抄録
Ⅰ.問題所在と研究目的
自治体の危機管理・防災部局に退職自衛官を任用する動きは,1995年の阪神・淡路大震災を契機にはじまり,近年の災害対応においては自治体内で主導的な役割を担う事例もみられる.しかし,その任用状況や,自衛隊組織出身という特性・技能については,必ずしも明らかになっていない.そこで本研究では,主として防衛白書をもとに時系列での把握を行い,併せて,2016年の熊本地震および台風10号の対応を担った,熊本県庁および岩手県庁でのヒアリング調査を踏まえ,現状と課題の検討を行う.
Ⅱ.退職自衛官の任用状況
わが国における自衛官の任用制度は,「士」を対象とした任期制と,「曹」以上を対象とした若年定年制に大別され,このうち後者は,階級に応じて60歳未満で定年を迎える.同人材に対しては防衛庁(当時)より,「専門的知識・能力・経験の活用の推進」において再就職支援が行われている.任用の動向は,2004年の国民保護法の成立を受け,同対応計画策定の必要性が生じた2000年代中盤以降において増加をしているほか,東日本大震災(2011年)以降においても増加しており,2017年統計において,全国に402人の退職自衛官が着任している.地域別での着任動向では,東海地方の伸びが顕著であり,次いで,九州地方,東北地方となっている.退職自衛官が自治体の危機管理部局に再就職(着任)する利点には,自衛隊との連携強化のほか,訓練設計・指導や,災害対応指揮等を通じた地域防災力の向上が想定されるが,退職自衛官が自治体を含む公務団体に着任する割合は,直近では2011年(6.0%)が最も高いが徐々に低減しており2015年(2.8%)と退職自衛官全体に占める割合は,相対的に低いことが特徴として挙げられる.
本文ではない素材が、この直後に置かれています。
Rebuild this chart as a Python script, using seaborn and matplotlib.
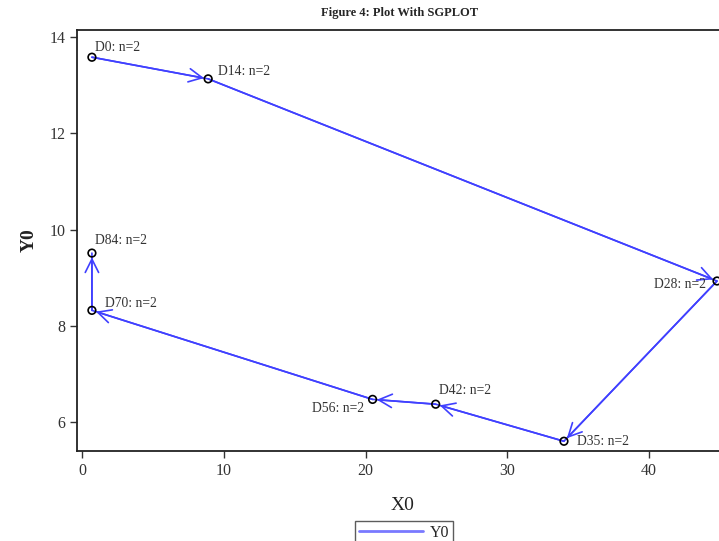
import matplotlib
matplotlib.use("Agg")
import matplotlib.pyplot as plt
import seaborn as sns
import pandas as pd

# ---- data ----
visits = ["D0", "D14", "D28", "D35", "D42", "D56", "D70", "D84"]
x0 = [0.7, 8.9, 44.8, 34.0, 24.95, 20.5, 0.7, 0.7]
y0 = [13.58, 13.13, 8.93, 5.60, 6.37, 6.47, 8.32, 9.51]
n_counts = [2, 2, 2, 2, 2, 2, 2, 2]
x_ticks = [0, 10, 20, 30, 40]
y_ticks = [6, 8, 10, 12, 14]

df = pd.DataFrame({"X0": x0, "Y0": y0, "visit": visits, "n": n_counts})

# label placement (pixel offsets, alignment)
label_style = [(3, 10, "left"), (10, 7, "left"), (-11, -4, "right"), (13, 0, "left"),
               (3, 14, "left"), (-8, -9, "right"), (13, 7, "left"), (3, 13, "left")]

sns.set_theme(style="ticks")
plt.rcParams["font.family"] = ["Liberation Serif", "DejaVu Serif"]

LINE = "#4040ff"
fig = plt.figure(figsize=(7.19, 5.41), dpi=100)
ax = fig.add_axes([77 / 719, 1 - 451 / 541, (729 - 77) / 719, (451 - 30) / 541])

sns.lineplot(data=df, x="X0", y="Y0", sort=False, color=LINE, lw=1.2,
             estimator=None, ax=ax, label="Y0", zorder=2, legend=False)
sns.scatterplot(data=df, x="X0", y="Y0", marker="o", s=30, facecolor="none",
                edgecolor="black", linewidth=1.2, ax=ax, zorder=3, legend=False)

for i in range(1, len(df)):
    ax.annotate("", xy=(df.X0[i], df.Y0[i]), xytext=(df.X0[i - 1], df.Y0[i - 1]),
                arrowprops=dict(arrowstyle="->,head_length=0.8,head_width=0.4",
                                color=LINE, lw=1.2, shrinkA=0, shrinkB=3),
                zorder=2)

for i, row in df.iterrows():
    dx, dy, ha = label_style[i]
    ax.annotate(f"{row.visit}: n={row.n}", (row.X0, row.Y0), xytext=(dx, dy),
                textcoords="offset pixels", ha=ha, va="center", fontsize=9.8,
                color="#333333")

ax.set_xlim((77 - 82) / 14.175, (729 - 82) / 14.175)
ax.set_ylim(14 - (451 - 37) / 48.125, 14 + (37 - 30) / 48.125)
ax.set_xticks(x_ticks)
ax.set_yticks(y_ticks)
ax.tick_params(axis="both", labelsize=11.5, length=5, width=1, color="#333333",
               labelcolor="#333333", direction="out")
for s in ["left", "bottom", "top"]:
    ax.spines[s].set_color("#222222")
    ax.spines[s].set_linewidth(1.3)
ax.spines["right"].set_visible(False)

ax.set_xlabel("X0", fontsize=14, labelpad=13, color="#222222")
ax.set_ylabel("Y0", fontsize=14, fontweight="bold", labelpad=8, color="#222222")

fig.text(400 / 719, 1 - 13 / 541, "Figure 4: Plot With SGPLOT", ha="center",
         va="center", fontsize=9, fontweight="bold")

handles, labels = ax.get_legend_handles_labels()
leg = fig.legend(handles, labels, loc="upper center",
                 bbox_to_anchor=(404 / 719, 1 - 521 / 541), borderaxespad=0,
                 frameon=True, fancybox=False, fontsize=11.5, handlelength=4,
                 borderpad=0.25, handletextpad=0.4, edgecolor="#333333")
leg.get_frame().set_linewidth(1.0)
for h in leg.get_lines():
    h.set_linewidth(2)
    h.set_alpha(0.7)

fig.savefig("out.png", dpi=100)
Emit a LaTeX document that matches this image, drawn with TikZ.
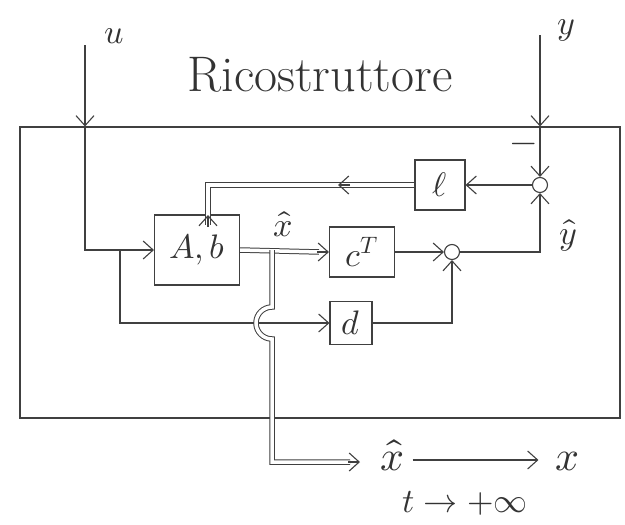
\documentclass[tikz,border=0pt]{standalone}
\usepackage{unicode-math}
\setmathfont{Latin Modern Math}
\usetikzlibrary{arrows.meta}
\begin{document}
\begin{tikzpicture}[x=1pt,y=-1pt,
  every node/.style={font=\fontsize{34}{38}\selectfont,text=black!80},
  sig/.style={draw=black!75,line width=1.1pt,-{Straight Barb[length=10pt,width=18pt,line width=1.1pt]}},
  vec/.style={draw=black!75,line width=1pt,double,double distance=3.5pt},
  blk/.style={draw=black!75,line width=1.1pt,minimum width=#1,inner sep=0pt},
  sumnode/.style={draw=black!75,line width=1.1pt,circle,minimum size=15pt,inner sep=0pt}]
\useasboundingbox (0,0) rectangle (625,525);
% contenitore del ricostruttore
\node[draw=black!75,line width=1.1pt,minimum width=600pt,minimum height=291pt,inner sep=0pt] (ric) at (320,272.5) {};
\node (titolo) at (320,75) {\fontsize{50}{54}\selectfont Ricostruttore};
% ingressi
\coordinate (uin) at (85,45);
\coordinate (yin) at (540,35);
\node (ulab) at (114,36) {$u$};
\node (ylab) at (566,30) {$y$};
\draw[sig] (uin) -- (uin |- ric.north);
\draw[sig] (yin) -- (yin |- ric.north);
% blocchi
\node[blk=85pt,minimum height=70pt] (AB) at (197,250) {$A,b$};
\node[blk=65pt,minimum height=50pt] (cT) at (362,252) {$c^T$};
\node[blk=42pt,minimum height=43pt] (dd) at (351,323) {$d$};
\node[blk=50pt,minimum height=50pt] (ell) at (440,185) {$\ell$};
\node[sumnode] (sumA) at (452,252) {};
\node[sumnode] (sumB) at (540,185) {};
% u verso A,b e d
\draw[sig] (uin |- ric.north) |- (AB.west);
\coordinate (ubr) at (120,250);
\draw[sig] (ubr) |- (dd.west);
% stima dello stato
\draw[vec] (AB.east) -- ([xshift=-10pt]cT.west);
\draw[sig] ([xshift=-12pt]cT.west) -- (cT.west);
\node (xlab) at (283,224) {$\hat{x}$};
\coordinate (xbr) at (272,250);
\coordinate (xout) at (360,462);
\draw[vec] (xbr) -- (272,307) arc (270:90:16) -- (272,462) -- ([xshift=-10pt]xout);
\draw[sig] ([xshift=-12pt]xout) -- (xout);
% uscita stimata
\draw[sig] (cT.east) -- (sumA.west);
\draw[sig] (dd.east) -| (sumA.south);
\draw[sig] (sumA.east) -| (sumB.south);
\node (yhlab) at (568,236) {$\hat{y}$};
\draw[sig] (yin |- ric.north) -- (sumB.north);
\node (meno) at (524,148) {$-$};
% retroazione tramite ell
\draw[sig] (sumB.west) -- (ell.east);
\coordinate (fbmid) at (338,185);
\coordinate (ABin) at (208,215);
\draw[vec] (ell.west) -- (fbmid);
\draw[sig] ([xshift=12pt]fbmid) -- (fbmid);
\draw[vec] (fbmid) -| ([yshift=-10pt]ABin);
\draw[sig] ([yshift=-12pt]ABin) -- (ABin);
% convergenza
\node[anchor=base] (xh) at (393,470) {\fontsize{42}{46}\selectfont$\hat{x}$};
\node[anchor=base] (xv) at (568,470) {\fontsize{42}{46}\selectfont$x$};
\draw[sig,shorten <=4pt,shorten >=14pt] (xh.east |- 0,460) -- (xv.west |- 0,460);
\node (tinf) at (465,503) {$t\to+\infty$};
\end{tikzpicture}
\end{document}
Ⅲ.自治体における退職自衛官と災害対応における地図技術
自衛隊はその訓練において主として紙地図操作の技術が蓄積されており,熊本県では自衛隊出身の防災企画監により2016年の地震発生前より5種類の地図(状況図,行動図,経過図,ハザード図,気象図)により構成される指揮台(地図台)において情報集約と対応が行われていた.また,広域での被災と孤立が発生した台風10号での対応を行った岩手県庁においては,初動における救助計画にあたり,自衛隊との連携において,UTM座標のメッシュ地図が用いられることで,地点の明示とヘリコプターによる迅速な対応調整が行われた.
Ⅳ.課題
自衛隊と自治体においては「組織文化」の違いも想定されるが,具体的な災害対応力の強化に向けては,退職自衛官の有する,マネジメント経験のほか,特に状況認識の共有に資する地図技術の活用方策を検討していくことが課題として挙げられる.